(Code that draws figures)
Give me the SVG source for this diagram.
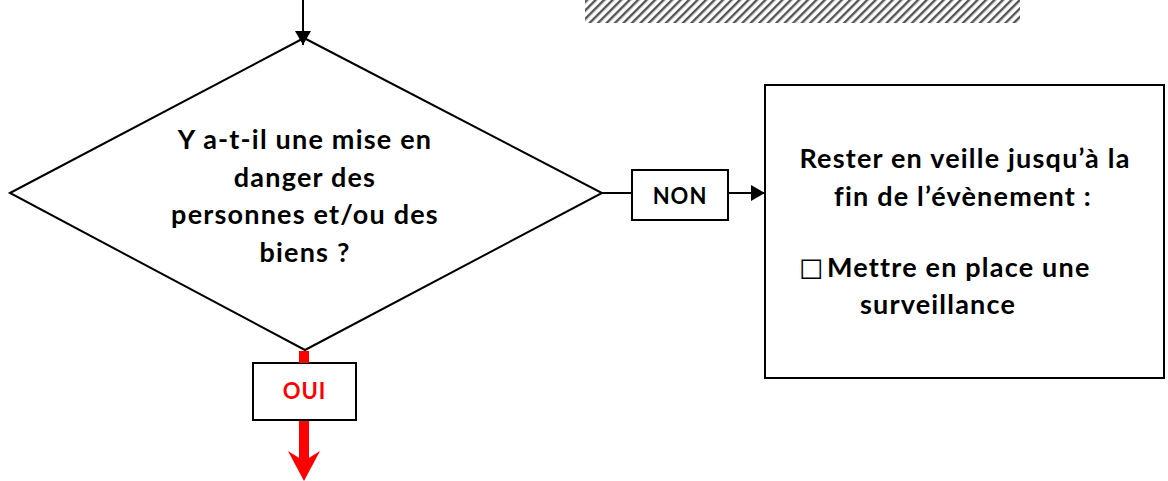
<svg xmlns="http://www.w3.org/2000/svg" width="1168" height="481" viewBox="0 0 1168 481">
<style>
.t{font-family:Lato,"Carlito","Liberation Sans",sans-serif;font-weight:bold;fill:#000;text-anchor:middle}
.big{font-size:27px;letter-spacing:1.2px}
.sm{font-size:22px;letter-spacing:1px}
.shape{fill:#fff;stroke:#000;stroke-width:2}
.ln{stroke:#000;stroke-width:2;fill:none}
</style>
<defs>
<pattern id="hatch" patternUnits="userSpaceOnUse" width="6" height="6" patternTransform="rotate(-45)">
<rect width="6" height="6" fill="#fff"/>
<rect x="0" y="0" width="6" height="2.4" fill="#555"/>
</pattern>
<marker id="ah" viewBox="0 0 14 16" refX="14" refY="8" markerWidth="14" markerHeight="16" markerUnits="userSpaceOnUse" orient="auto">
<path d="M0,0 L14,8 L0,16 Z" fill="#000"/>
</marker>
</defs>
<rect id="hatched" x="585" y="0" width="435" height="23" fill="url(#hatch)"/>
<g id="decision">
<polygon class="shape" points="10,193 304,38 602,193 305,350"/>
<text class="t big" x="305" y="149">Y a-t-il une mise en</text>
<text class="t big" x="305" y="187">danger des</text>
<text class="t big" x="305" y="224">personnes et/ou des</text>
<text class="t big" x="305" y="262">biens ?</text>
</g>
<g id="non">
<rect class="shape" x="632" y="170" width="96" height="50"/>
<text class="t sm" x="680" y="204">NON</text>
</g>
<g id="oui">
<rect class="shape" x="253" y="363" width="103" height="57"/>
<text class="t sm" x="304.5" y="399" style="fill:#f00">OUI</text>
</g>
<g id="veille">
<rect class="shape" x="765" y="85" width="399" height="293"/>
<text class="t big" x="965" y="168">Rester en veille jusqu’à la</text>
<text class="t big" x="963" y="206">fin de l’évènement :</text>
<text x="799" y="279" style="font-family:'DejaVu Sans',sans-serif;font-size:27px">☐</text>
<text class="t big" x="827" y="277" style="text-anchor:start">Mettre en place une</text>
<text class="t big" x="938" y="314">surveillance</text>
</g>
<g id="connectors">
<line class="ln" x1="303" y1="0" x2="303" y2="45" marker-end="url(#ah)"/>
<line class="ln" x1="602" y1="193" x2="632" y2="193"/>
<line class="ln" x1="728" y1="193" x2="765" y2="193" marker-end="url(#ah)"/>
<rect x="299" y="351" width="10" height="12" fill="#f00"/>
<rect x="299" y="421" width="10" height="41" fill="#f00"/>
<path d="M288,451 L304,481 L320,451 L304,461 Z" fill="#f00"/>
</g>
</svg>
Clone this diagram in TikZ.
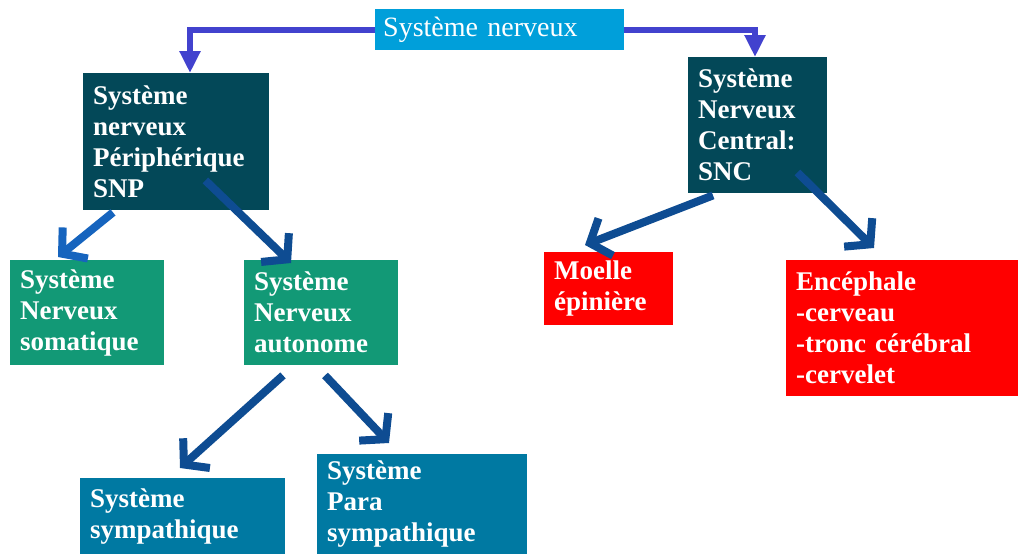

§ **Task objective**
Quote all the records verbatim, dropping any pictures from your copy.

§ **Task result**
Give me the SVG source for this diagram.
<svg xmlns="http://www.w3.org/2000/svg" width="1168" height="481" viewBox="0 0 1168 481">
<style>
.t{font-family:Lato,"Carlito","Liberation Sans",sans-serif;font-weight:bold;fill:#000;text-anchor:middle}
.big{font-size:27px;letter-spacing:1.2px}
.sm{font-size:22px;letter-spacing:1px}
.shape{fill:#fff;stroke:#000;stroke-width:2}
.ln{stroke:#000;stroke-width:2;fill:none}
</style>
<defs>
<pattern id="hatch" patternUnits="userSpaceOnUse" width="6" height="6" patternTransform="rotate(-45)">
<rect width="6" height="6" fill="#fff"/>
<rect x="0" y="0" width="6" height="2.4" fill="#555"/>
</pattern>
<marker id="ah" viewBox="0 0 14 16" refX="14" refY="8" markerWidth="14" markerHeight="16" markerUnits="userSpaceOnUse" orient="auto">
<path d="M0,0 L14,8 L0,16 Z" fill="#000"/>
</marker>
</defs>
<rect id="hatched" x="585" y="0" width="435" height="23" fill="url(#hatch)"/>
<g id="decision">
<polygon class="shape" points="10,193 304,38 602,193 305,350"/>
<text class="t big" x="305" y="149">Y a-t-il une mise en</text>
<text class="t big" x="305" y="187">danger des</text>
<text class="t big" x="305" y="224">personnes et/ou des</text>
<text class="t big" x="305" y="262">biens ?</text>
</g>
<g id="non">
<rect class="shape" x="632" y="170" width="96" height="50"/>
<text class="t sm" x="680" y="204">NON</text>
</g>
<g id="oui">
<rect class="shape" x="253" y="363" width="103" height="57"/>
<text class="t sm" x="304.5" y="399" style="fill:#f00">OUI</text>
</g>
<g id="veille">
<rect class="shape" x="765" y="85" width="399" height="293"/>
<text class="t big" x="965" y="168">Rester en veille jusqu’à la</text>
<text class="t big" x="963" y="206">fin de l’évènement :</text>
<text x="799" y="279" style="font-family:'DejaVu Sans',sans-serif;font-size:27px">☐</text>
<text class="t big" x="827" y="277" style="text-anchor:start">Mettre en place une</text>
<text class="t big" x="938" y="314">surveillance</text>
</g>
<g id="connectors">
<line class="ln" x1="303" y1="0" x2="303" y2="45" marker-end="url(#ah)"/>
<line class="ln" x1="602" y1="193" x2="632" y2="193"/>
<line class="ln" x1="728" y1="193" x2="765" y2="193" marker-end="url(#ah)"/>
<rect x="299" y="351" width="10" height="12" fill="#f00"/>
<rect x="299" y="421" width="10" height="41" fill="#f00"/>
<path d="M288,451 L304,481 L320,451 L304,461 Z" fill="#f00"/>
</g>
</svg>
Clone this diagram in TikZ.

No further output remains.